History News Network has a poll up right now asking readers to vote for the least credible history book in print. I’ve read two of the five: Zinn’s People History and Gavin Menzies’ 1421. The latter is the worst book I’ve ever read. It would be laughable if people didn’t actually cite it as evidence that the Chinese discovered America in 1421. If I read O’Reilly’s book on Abraham Lincoln, maybe that’d compete for the title of worst book I’ve read, but then I don’t think that’s a worthy competition.
Much more problematic is the inclusion of Zinn. It’s clearly a sop to conservative readers and a way to make HNN look nice and centrist. It insults the man to include his book here with such disasters as 1421. Zinn’s book pointed out a lot of truths to a lot of people and helped shape a generation interested in looking at history as something other than politicians and battles, who wanted a history that reflected their lived experiences.

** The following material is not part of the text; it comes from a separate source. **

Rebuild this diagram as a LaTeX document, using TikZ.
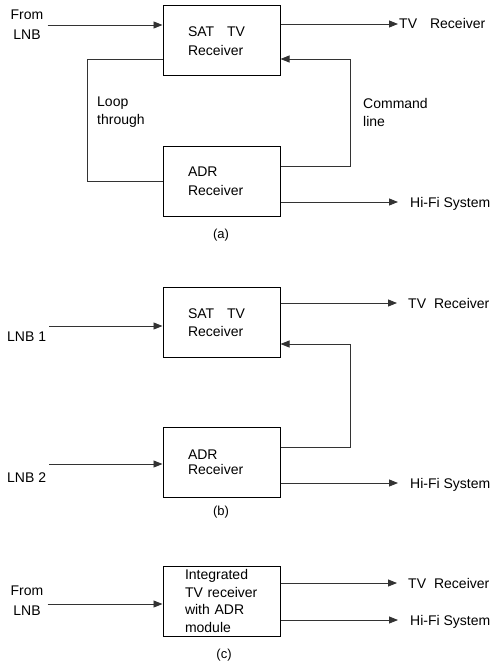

That said, A People’s History is old and out of date. While it might have been revelatory in 1980, its conclusions are pretty ho-hum today. Historians have explored all of the questions Zinn brought up in tremendous detail, and were doing so when he published the book. Yet it still has value because it continues to be the first read for the newly minted young progressive who wants to know some different stories about the past. In fact, those young people may well have heard those stories before, possibly in high school, quite likely in college, but they probably didn’t pay attention in their Intro to US History course.
HNN cites three experts to slight Zinn:
A People’s History is bad history, albeit gilded with virtuous intentions. Zinn reduces the past to a Manichean fable and makes no serious attempt to address the biggest question a leftist can ask about U.S. history: why have most Americans accepted the legitimacy of the capitalist republic in which they live?
–Michael Kazin, professor of history, Georgetown University [from Dissent]
By convincing several generations of Americans that leadership does not matter and that all beneficial change comes from the bottom, it has played a significant role in the destruction of American liberalism.
–David Kaiser, William B. Pratt Chair of Military History, Naval War College
It is a synthesis of the radical and revisionist historiography of the past decade. … Not only does the book read like a scissors and paste-pot job, but even less attractive, so much attention to historians, historiography and historical polemic leaves precious little space for the substance of history
–Michael Kammen, Newton C. Farr Professor of American History and Culture (emeritus), Cornell University [from the Washington Post]
Kazin and Kammen get to the fundamental problems of Zinn. He really doesn’t deal with the big question of why most Americans accept capitalism, there’s not much nuance, and it does feel thrown together. The additions for later editions are even more slapdash.
Kaiser’s criticism however is completely laughable, but all too typical coming from a certain kind of military historian. Yes, that single radical historian who focused on social movements rather than the military was so powerful that he alone played a major role in the decline of American liberalism! The massive failures of political and military leadership during the Vietnam War clearly had very little to do with it!! The unwillingness of the left to play along with mainstream Democratic politics is clear evidence of Kaiser’s point–just look at the AFL-CIO!
As I’ve said before, Zinn is an OK place to start if you are interested in the past but it’s not a particularly good book and I wouldn’t actually recommend it to anyone. What we really need is a new, beautifully-written synthesis of a progressive American history to update and replace the old standard, something that would avoid Zinn’s Manichean view of the world and deal with the questions he didn’t want to try and answer.